Bitcoin is undergoing a fundamental transformation as the dynamics of ownership and market behavior shift dramatically. Once known for wild price swings and retail-driven rallies, the world’s largest cryptocurrency is now experiencing an unprecedented transition. Over the past year, long-time Bitcoin whales — including miners, early investors, and anonymous holders — have sold over 500,000 BTC, while institutional players like ETFs, corporates, and asset managers have absorbed nearly 900,000 coins.
Despite a flurry of bullish news — from President Trump’s crypto support to treasury adoption — Bitcoin remains stuck around $110,000. Market volatility has declined to its lowest in two years, with experts warning that Bitcoin may increasingly resemble a low-yield retirement asset rather than a high-growth vehicle.
This transfer of power from anonymous whales to institutions is recasting Bitcoin’s role in the investment landscape. Institutions now hold about 25% of the total supply, bringing stability and legitimacy but also fueling concerns about exit liquidity. Critics argue that institutions may be unknowingly providing whales the perfect off-ramp.
While Bitcoin could soon regain volatility if a new catalyst emerges, analysts expect future gains to be more modest — in the 10–20% range annually — marking the dawn of a more mature, institutionalized crypto era.

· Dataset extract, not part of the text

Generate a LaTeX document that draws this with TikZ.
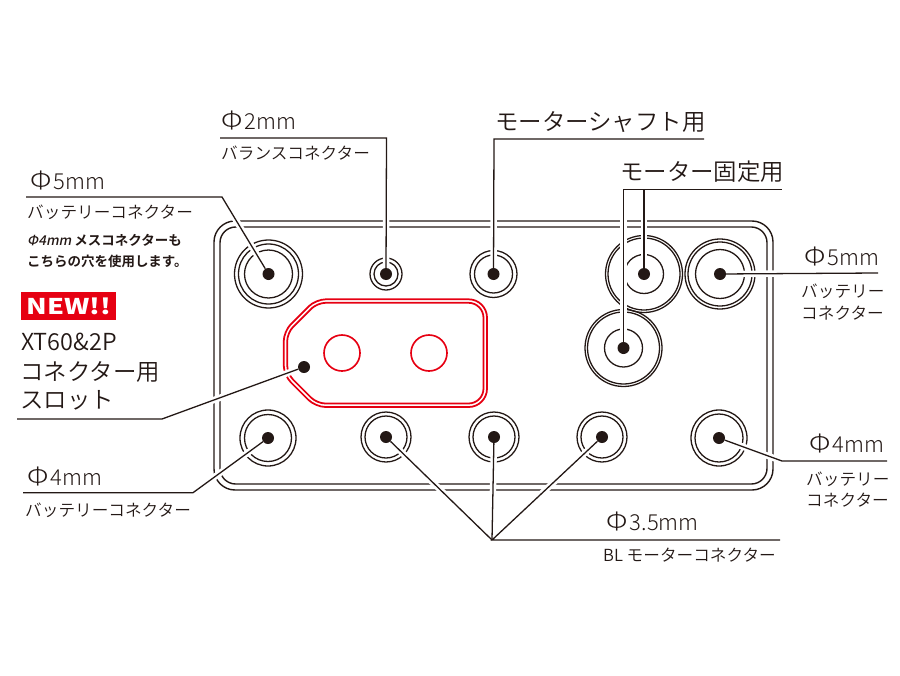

Bitcoin is quietly undergoing one of the most significant shifts in its history. What was once a volatile, retail-fueled market is becoming an increasingly institution-driven asset class, as whales cash out and ETFs, corporations, and asset managers step in.
According to 10x Research, long-time Bitcoin holders — or "whales" — have sold over 500,000 BTC in the past year, equivalent to more than $50 billion. At the same time, institutional players have bought up nearly 900,000 BTC, now controlling roughly 25% of all Bitcoin in circulation. This realignment is dampening volatility and rebranding Bitcoin as a slow-burn portfolio allocation, rather than a speculative trade.
The BTC Volatility Index shows price swings are now at their lowest in two years, and the token has remained largely stagnant around $110,000, despite a flurry of bullish developments — including renewed corporate interest, a supportive Trump administration, and broader macro tailwinds.
While this newfound stability is welcomed by long-term allocators, skeptics warn it could simply be providing exit liquidity for early whales, leaving retail and retirement investors exposed if sentiment shifts.
Still, experts believe Bitcoin is evolving into a more mature asset, likely to deliver 10–20% returns annually. “It’s becoming more like a dividend stock,” says Arca’s Jeff Dorman.